Among the entries below, copy only the span from the line containing "Output the Python" through the line containing "err_up = [False, False, True, True]". Do so exactly, and skip the pictures.

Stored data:

- - -

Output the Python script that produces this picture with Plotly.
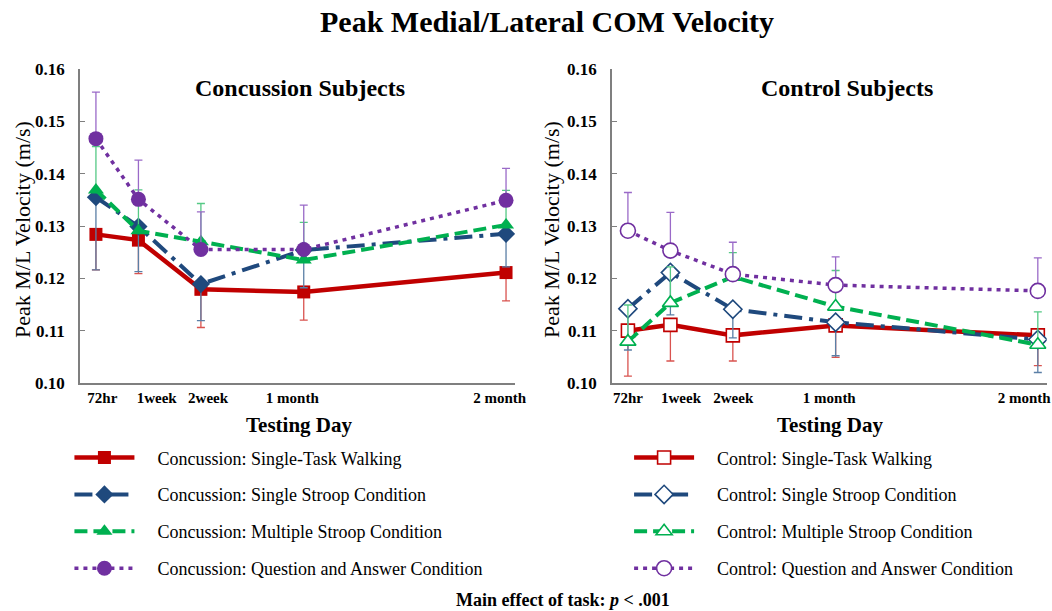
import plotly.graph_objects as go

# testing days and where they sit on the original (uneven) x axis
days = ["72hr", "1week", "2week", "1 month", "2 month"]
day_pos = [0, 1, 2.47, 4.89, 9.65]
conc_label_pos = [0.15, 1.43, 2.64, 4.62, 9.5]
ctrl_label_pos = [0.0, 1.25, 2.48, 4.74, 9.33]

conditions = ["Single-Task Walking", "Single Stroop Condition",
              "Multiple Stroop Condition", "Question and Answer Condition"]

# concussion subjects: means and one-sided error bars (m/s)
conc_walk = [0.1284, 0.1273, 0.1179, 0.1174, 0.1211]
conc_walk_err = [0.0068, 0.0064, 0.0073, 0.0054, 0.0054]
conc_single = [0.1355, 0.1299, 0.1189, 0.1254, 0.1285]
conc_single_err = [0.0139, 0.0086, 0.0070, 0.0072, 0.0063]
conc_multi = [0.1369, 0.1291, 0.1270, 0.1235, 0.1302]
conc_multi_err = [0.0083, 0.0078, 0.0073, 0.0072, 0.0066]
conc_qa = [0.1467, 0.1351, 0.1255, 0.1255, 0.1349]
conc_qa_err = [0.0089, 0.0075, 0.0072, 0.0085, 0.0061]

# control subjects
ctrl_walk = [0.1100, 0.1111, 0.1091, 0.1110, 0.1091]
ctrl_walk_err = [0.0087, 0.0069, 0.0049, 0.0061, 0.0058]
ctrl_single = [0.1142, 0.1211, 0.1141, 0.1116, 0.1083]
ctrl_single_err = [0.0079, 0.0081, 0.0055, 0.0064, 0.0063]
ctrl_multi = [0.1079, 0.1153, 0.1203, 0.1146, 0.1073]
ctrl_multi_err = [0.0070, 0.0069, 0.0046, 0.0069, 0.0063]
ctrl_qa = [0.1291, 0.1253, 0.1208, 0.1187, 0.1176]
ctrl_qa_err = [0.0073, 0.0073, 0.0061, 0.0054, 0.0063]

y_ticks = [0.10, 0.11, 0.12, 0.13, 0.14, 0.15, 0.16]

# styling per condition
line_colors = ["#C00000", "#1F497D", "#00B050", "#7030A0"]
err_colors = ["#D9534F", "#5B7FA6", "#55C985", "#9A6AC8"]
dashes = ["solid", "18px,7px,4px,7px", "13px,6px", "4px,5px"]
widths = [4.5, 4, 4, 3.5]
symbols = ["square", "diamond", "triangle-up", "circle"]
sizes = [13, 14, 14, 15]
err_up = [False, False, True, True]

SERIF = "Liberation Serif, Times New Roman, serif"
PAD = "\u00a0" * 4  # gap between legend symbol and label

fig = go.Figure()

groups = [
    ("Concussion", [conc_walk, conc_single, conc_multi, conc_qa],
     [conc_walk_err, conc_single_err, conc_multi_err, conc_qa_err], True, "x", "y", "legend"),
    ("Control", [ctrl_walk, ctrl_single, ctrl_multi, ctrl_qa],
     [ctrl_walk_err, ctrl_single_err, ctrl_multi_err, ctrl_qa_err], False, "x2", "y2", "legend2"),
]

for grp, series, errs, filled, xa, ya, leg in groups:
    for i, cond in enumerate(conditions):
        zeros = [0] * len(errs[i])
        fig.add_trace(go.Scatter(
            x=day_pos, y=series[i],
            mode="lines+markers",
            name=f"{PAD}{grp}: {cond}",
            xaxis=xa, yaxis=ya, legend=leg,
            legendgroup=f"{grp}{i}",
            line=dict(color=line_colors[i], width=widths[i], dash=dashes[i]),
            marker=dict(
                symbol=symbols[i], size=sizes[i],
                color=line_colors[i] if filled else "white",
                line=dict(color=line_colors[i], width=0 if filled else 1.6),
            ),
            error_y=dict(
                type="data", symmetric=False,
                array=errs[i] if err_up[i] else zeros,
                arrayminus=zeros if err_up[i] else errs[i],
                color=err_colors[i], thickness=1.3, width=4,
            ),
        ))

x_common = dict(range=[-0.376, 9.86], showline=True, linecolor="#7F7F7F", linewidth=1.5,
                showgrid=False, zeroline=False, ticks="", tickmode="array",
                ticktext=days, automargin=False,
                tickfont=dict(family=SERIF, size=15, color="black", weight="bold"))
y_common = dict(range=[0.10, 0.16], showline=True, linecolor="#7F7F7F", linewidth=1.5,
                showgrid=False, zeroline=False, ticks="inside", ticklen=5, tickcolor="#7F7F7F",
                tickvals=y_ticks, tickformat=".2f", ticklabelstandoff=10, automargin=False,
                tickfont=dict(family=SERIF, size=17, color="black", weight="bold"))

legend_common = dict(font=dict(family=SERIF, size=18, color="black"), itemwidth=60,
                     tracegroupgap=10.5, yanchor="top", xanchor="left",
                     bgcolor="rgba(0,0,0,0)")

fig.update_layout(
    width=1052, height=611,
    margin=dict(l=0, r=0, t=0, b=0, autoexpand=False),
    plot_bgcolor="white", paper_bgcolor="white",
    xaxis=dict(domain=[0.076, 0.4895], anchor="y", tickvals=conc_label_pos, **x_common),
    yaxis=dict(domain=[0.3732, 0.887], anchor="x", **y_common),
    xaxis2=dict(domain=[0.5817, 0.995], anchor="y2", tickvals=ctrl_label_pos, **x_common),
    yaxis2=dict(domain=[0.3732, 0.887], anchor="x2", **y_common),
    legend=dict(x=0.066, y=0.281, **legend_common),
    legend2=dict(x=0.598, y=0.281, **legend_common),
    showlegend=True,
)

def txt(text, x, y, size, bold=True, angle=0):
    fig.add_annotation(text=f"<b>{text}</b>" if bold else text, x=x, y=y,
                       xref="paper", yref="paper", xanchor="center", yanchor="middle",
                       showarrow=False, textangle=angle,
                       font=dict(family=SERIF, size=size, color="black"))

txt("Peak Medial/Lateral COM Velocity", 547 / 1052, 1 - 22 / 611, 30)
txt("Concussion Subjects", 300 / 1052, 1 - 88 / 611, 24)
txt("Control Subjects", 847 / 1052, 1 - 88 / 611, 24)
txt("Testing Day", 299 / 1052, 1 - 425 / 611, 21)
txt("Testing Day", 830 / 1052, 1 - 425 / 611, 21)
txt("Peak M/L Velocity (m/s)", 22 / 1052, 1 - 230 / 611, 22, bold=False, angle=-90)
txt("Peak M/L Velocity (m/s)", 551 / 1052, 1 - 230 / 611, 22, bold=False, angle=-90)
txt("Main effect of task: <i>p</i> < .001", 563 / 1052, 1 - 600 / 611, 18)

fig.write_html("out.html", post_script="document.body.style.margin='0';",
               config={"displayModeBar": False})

- - -

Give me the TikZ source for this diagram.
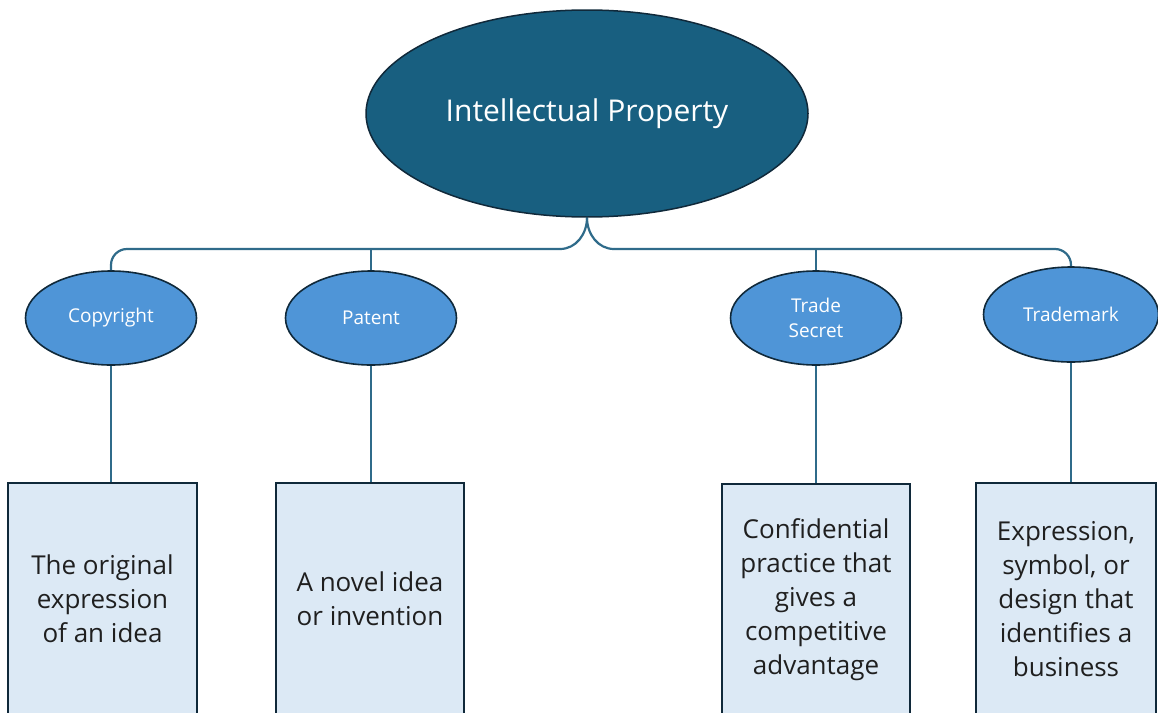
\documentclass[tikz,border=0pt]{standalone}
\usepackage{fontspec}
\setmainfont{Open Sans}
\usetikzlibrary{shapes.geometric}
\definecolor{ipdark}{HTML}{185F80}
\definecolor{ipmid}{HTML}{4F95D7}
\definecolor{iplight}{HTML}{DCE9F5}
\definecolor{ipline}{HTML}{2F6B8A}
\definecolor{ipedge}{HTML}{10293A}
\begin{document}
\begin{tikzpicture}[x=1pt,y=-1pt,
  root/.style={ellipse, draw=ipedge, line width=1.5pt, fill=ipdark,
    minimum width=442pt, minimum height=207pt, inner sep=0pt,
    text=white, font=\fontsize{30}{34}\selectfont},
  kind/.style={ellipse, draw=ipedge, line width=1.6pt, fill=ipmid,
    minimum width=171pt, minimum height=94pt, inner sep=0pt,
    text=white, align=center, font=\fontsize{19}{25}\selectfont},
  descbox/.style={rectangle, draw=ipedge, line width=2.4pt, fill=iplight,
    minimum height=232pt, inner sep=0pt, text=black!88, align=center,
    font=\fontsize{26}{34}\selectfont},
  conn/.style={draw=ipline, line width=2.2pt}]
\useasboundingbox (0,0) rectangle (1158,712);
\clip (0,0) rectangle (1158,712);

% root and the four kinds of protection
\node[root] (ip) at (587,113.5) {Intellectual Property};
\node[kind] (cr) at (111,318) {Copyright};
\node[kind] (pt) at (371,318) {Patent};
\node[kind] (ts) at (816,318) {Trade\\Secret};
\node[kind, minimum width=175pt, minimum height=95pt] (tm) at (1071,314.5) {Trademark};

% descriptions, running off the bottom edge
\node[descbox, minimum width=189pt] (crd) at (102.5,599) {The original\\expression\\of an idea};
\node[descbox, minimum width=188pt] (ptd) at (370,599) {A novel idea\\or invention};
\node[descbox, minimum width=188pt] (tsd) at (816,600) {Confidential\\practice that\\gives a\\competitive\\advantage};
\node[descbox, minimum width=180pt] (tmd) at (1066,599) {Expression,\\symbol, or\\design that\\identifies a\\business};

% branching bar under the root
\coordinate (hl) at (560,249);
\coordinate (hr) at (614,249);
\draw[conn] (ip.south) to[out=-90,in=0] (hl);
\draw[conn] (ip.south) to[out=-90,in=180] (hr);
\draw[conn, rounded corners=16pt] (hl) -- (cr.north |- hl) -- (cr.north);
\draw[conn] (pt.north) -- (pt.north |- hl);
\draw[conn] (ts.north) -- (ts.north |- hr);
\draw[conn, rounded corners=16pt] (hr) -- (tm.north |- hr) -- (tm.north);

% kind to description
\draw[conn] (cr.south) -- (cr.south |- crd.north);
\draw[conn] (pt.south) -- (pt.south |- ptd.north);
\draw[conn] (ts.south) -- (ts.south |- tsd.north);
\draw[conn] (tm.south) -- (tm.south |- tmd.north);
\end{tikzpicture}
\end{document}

- - -

Answer to this task:
Output the Python script that produces this picture with Plotly.
import plotly.graph_objects as go

# testing days and where they sit on the original (uneven) x axis
days = ["72hr", "1week", "2week", "1 month", "2 month"]
day_pos = [0, 1, 2.47, 4.89, 9.65]
conc_label_pos = [0.15, 1.43, 2.64, 4.62, 9.5]
ctrl_label_pos = [0.0, 1.25, 2.48, 4.74, 9.33]

conditions = ["Single-Task Walking", "Single Stroop Condition",
              "Multiple Stroop Condition", "Question and Answer Condition"]

# concussion subjects: means and one-sided error bars (m/s)
conc_walk = [0.1284, 0.1273, 0.1179, 0.1174, 0.1211]
conc_walk_err = [0.0068, 0.0064, 0.0073, 0.0054, 0.0054]
conc_single = [0.1355, 0.1299, 0.1189, 0.1254, 0.1285]
conc_single_err = [0.0139, 0.0086, 0.0070, 0.0072, 0.0063]
conc_multi = [0.1369, 0.1291, 0.1270, 0.1235, 0.1302]
conc_multi_err = [0.0083, 0.0078, 0.0073, 0.0072, 0.0066]
conc_qa = [0.1467, 0.1351, 0.1255, 0.1255, 0.1349]
conc_qa_err = [0.0089, 0.0075, 0.0072, 0.0085, 0.0061]

# control subjects
ctrl_walk = [0.1100, 0.1111, 0.1091, 0.1110, 0.1091]
ctrl_walk_err = [0.0087, 0.0069, 0.0049, 0.0061, 0.0058]
ctrl_single = [0.1142, 0.1211, 0.1141, 0.1116, 0.1083]
ctrl_single_err = [0.0079, 0.0081, 0.0055, 0.0064, 0.0063]
ctrl_multi = [0.1079, 0.1153, 0.1203, 0.1146, 0.1073]
ctrl_multi_err = [0.0070, 0.0069, 0.0046, 0.0069, 0.0063]
ctrl_qa = [0.1291, 0.1253, 0.1208, 0.1187, 0.1176]
ctrl_qa_err = [0.0073, 0.0073, 0.0061, 0.0054, 0.0063]

y_ticks = [0.10, 0.11, 0.12, 0.13, 0.14, 0.15, 0.16]

# styling per condition
line_colors = ["#C00000", "#1F497D", "#00B050", "#7030A0"]
err_colors = ["#D9534F", "#5B7FA6", "#55C985", "#9A6AC8"]
dashes = ["solid", "18px,7px,4px,7px", "13px,6px", "4px,5px"]
widths = [4.5, 4, 4, 3.5]
symbols = ["square", "diamond", "triangle-up", "circle"]
sizes = [13, 14, 14, 15]
err_up = [False, False, True, True]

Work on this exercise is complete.